As Dr. Frederick Jones, diagnostic radiologist at Yampa Valley Medical Center, looks through X-ray images of a patient's trunk on a computer screen, he is visually traveling inside a body to see the patient's spine, kidneys and more.
With a few clicks, he takes the images -- each are similar to a single slice of bread -- and pulls them together into one entire "loaf" for a three-dimensional look at the patient's trunk.
From that, he can hone in on a diagonal or cross-section slice, something that is too difficult to do in one's mind and used to take hours with a computer.
Now, it takes seconds.
This new 3-D way of looking at the human body is made possible with the hospital's top-of-the-line computed tomography scanner, also called a CAT or CT scanner, which lets doctors see the human body faster and with finer detail.

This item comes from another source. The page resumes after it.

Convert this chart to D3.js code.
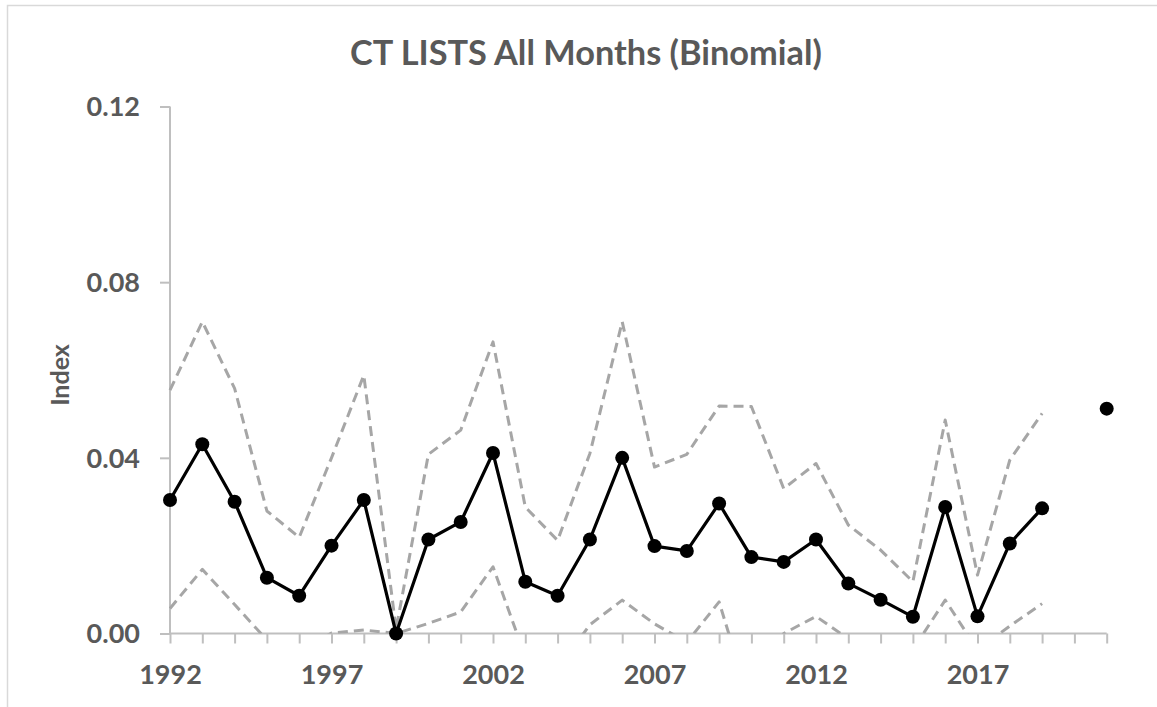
<!DOCTYPE html>
<html>
<head>
<meta charset="utf-8">
<script src="https://cdn.jsdelivr.net/npm/d3@7"></script>
<style>
  html, body { margin: 0; padding: 0; background: #fff; }
  svg { display: block; }
  text { font-family: Lato, "Open Sans", sans-serif; font-weight: bold; fill: #595959; }
</style>
</head>
<body>
<svg id="chart" width="1157" height="707"></svg>
<script>
// ---- data ----
const years = [1992,1993,1994,1995,1996,1997,1998,1999,2000,2001,2002,2003,2004,2005,2006,2007,2008,2009,2010,2011,2012,2013,2014,2015,2016,2017,2018,2019,2020,2021];
const indexValues = [0.0304,0.0431,0.0300,0.0127,0.0086,0.0200,0.0304,0.0000,0.0214,0.0254,0.0411,0.0118,0.0086,0.0214,0.0400,0.0199,0.0188,0.0296,0.0174,0.0163,0.0214,0.0114,0.0077,0.0038,0.0288,0.0039,0.0205,0.0285,null,0.0512];
const upperValues = [0.0554,0.0710,0.0558,0.0279,0.0219,0.0400,0.0588,0.0010,0.0408,0.0463,0.0664,0.0288,0.0212,0.0410,0.0710,0.0379,0.0408,0.0518,0.0517,0.0330,0.0387,0.0247,0.0190,0.0118,0.0486,0.0133,0.0395,0.0501,null,null];
const lowerValues = [0.0057,0.0146,0.0066,-0.0015,-0.0040,0.0001,0.0008,0.0000,0.0023,0.0049,0.0152,-0.0053,-0.0080,0.0020,0.0076,0.0022,-0.0020,0.0072,-0.0169,0.0000,0.0039,-0.0012,-0.0060,-0.0037,0.0076,-0.0037,0.0017,0.0068,null,null];
const yTicks = [0, 0.04, 0.08, 0.12];
const xTickLabels = [1992, 1997, 2002, 2007, 2012, 2017];
const titleText = "CT LISTS All Months (Binomial)";
const yTitle = "Index";

// ---- layout ----
const svg = d3.select("#chart");
const pLeft = 170, pRight = 1106.7, pTop = 106.5, pBottom = 633.5;

const x = d3.scaleLinear().domain([1992, 2021]).range([pLeft, pRight]);
const y = d3.scaleLinear().domain([0, 0.12]).range([pBottom, pTop]);

// outer border
svg.append("path")
  .attr("d", `M7.5,707 L7.5,5.5 L1157,5.5`)
  .attr("fill", "none").attr("stroke", "#d9d9d9").attr("stroke-width", 1.5);

// title
const title = svg.append("text")
  .attr("x", 586).attr("y", 51)
  .attr("text-anchor", "middle").attr("dominant-baseline", "central")
  .style("font-size", "30px")
  .text(titleText);
(function fit(t, target){ const w = t.node().getComputedTextLength(); const fs = parseFloat(t.style("font-size")); t.style("font-size", (fs*target/w) + "px"); })(title, 472);

// axes
const axisColor = "#bfbfbf";
const yAxis = svg.append("g").attr("transform", `translate(${pLeft},0)`)
  .call(d3.axisLeft(y).tickValues(yTicks).tickFormat(d3.format(".2f")).tickSize(10).tickPadding(20));
const xAxis = svg.append("g").attr("transform", `translate(0,${pBottom})`)
  .call(d3.axisBottom(x).tickValues(years).tickSize(10).tickSizeOuter(0).tickFormat(d => xTickLabels.includes(d) ? d : "").tickPadding(21));
[xAxis, yAxis].forEach(g => {
  g.select(".domain").attr("stroke", axisColor).attr("stroke-width", 2);
  g.selectAll(".tick line").attr("stroke", axisColor).attr("stroke-width", 2);
  g.selectAll(".tick text").style("font-family", "Lato, 'Open Sans', sans-serif").style("font-weight", "bold")
    .style("font-size", "27px").attr("fill", "#595959");
});
xAxis.select(".domain").attr("d", `M${pLeft},0H${pRight}`);
yAxis.select(".domain").attr("d", `M0,${pBottom}V${pTop}`);
yAxis.selectAll(".tick text").attr("dy", "0.35em");
xAxis.selectAll(".tick text").attr("dy", "0.71em");

// y title
svg.append("text")
  .attr("transform", `translate(59,375) rotate(-90)`)
  .attr("text-anchor", "middle").attr("dominant-baseline", "central")
  .style("font-size", "25px")
  .text(yTitle);

// clip
svg.append("clipPath").attr("id", "plotclip")
  .append("rect").attr("x", pLeft - 2).attr("y", pTop).attr("width", pRight - pLeft + 4).attr("height", pBottom - pTop);

const mk = vals => d3.line().defined((d, i) => vals[i] !== null).x((d, i) => x(years[i])).y((d, i) => y(vals[i]));

const plot = svg.append("g").attr("clip-path", "url(#plotclip)");
[upperValues, lowerValues].forEach(vals => {
  plot.append("path").datum(vals).attr("d", mk(vals)(vals))
    .attr("fill", "none").attr("stroke", "#a6a6a6").attr("stroke-width", 3)
    .attr("stroke-dasharray", "10,6").attr("stroke-linejoin", "round");
});

svg.append("path").datum(indexValues).attr("d", mk(indexValues)(indexValues))
  .attr("fill", "none").attr("stroke", "#000").attr("stroke-width", 3.2).attr("stroke-linejoin", "round");

svg.append("g").selectAll("circle")
  .data(years.map((yr, i) => ({yr, v: indexValues[i]})).filter(d => d.v !== null))
  .join("circle")
  .attr("cx", d => x(d.yr)).attr("cy", d => y(d.v)).attr("r", 7)
  .attr("fill", "#000");
</script>
</body>
</html>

Having a three-dimensional view is more helpful in situations such as a complex fracture in a joint, as they allow a doctor to see clearly how one area relates to another.
The improvement that has come with the new technology is "dramatic," Jones said.

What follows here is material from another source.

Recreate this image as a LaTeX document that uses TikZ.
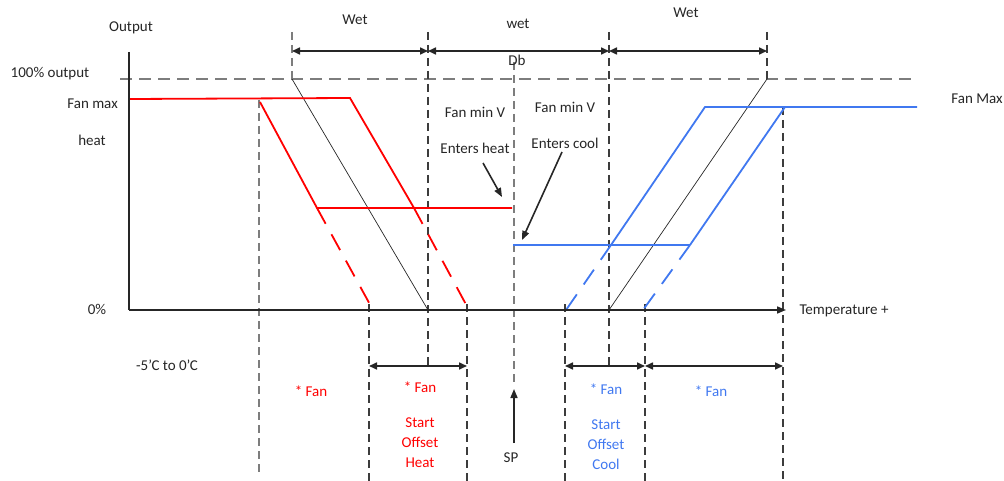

"It's a great advance from what we could previously do," he said.
Yampa Valley Medical Center is a smaller hospital that serves a large region, and the technology is one of many advances that help the hospital provide similar services that are available in metropolitan areas.
The scanner accompanies a Picture Archiving Communication System, or PACS, which computerizes images. For scans and other digital imaging technologies, PACS means X-ray film no longer is necessary.
Together, the technologies cost $1.3 million.
At its most basic, the CT scanner is a fast rotating X-ray. A patient lies on a bed that is pushed through a large ring structure, which has a rotating X-ray tube inside. The machine scans the patient in a spiral fashion, similar to peeling an apple.
As the beams are sent down, the patient's body stops some. A detector measures how much of each beam is stopped and builds images of the patient's body.
The scans are much faster than before, taking up to 32 images every second, compared to the previous machine's one image per second.
That has several advantages. First, it's easier to evaluate trauma patients and to take images of larger sections of the patient's body in a short period of time. It also lets doctors see more patients.
More images mean finer detail and the ability to get a three-dimensional view and see how areas interact with each other.
The speed of the machine also means doctors can follow moving targets -- for instance, it can better capture images from children who tend to be restless.
Doctors also can follow moving targets in the body, such as blood. Movement of blood through the heart and vessels can be captured quickly and easily to tell if any vessels are blocked, compared to previous studies that were more invasive.
The equipment has revolutionized how the hospital looks at patients, said Mary Jo Wiedel, director of the hospital's diagnostic imaging department.
"We're very fortunate to be so advanced in our Diagnostic Imaging Department," she said. "We're enthusiastic about our new CT and PACS technology, knowing this imaging technology allows us to provide excellent imaging studies and care here at YVMC."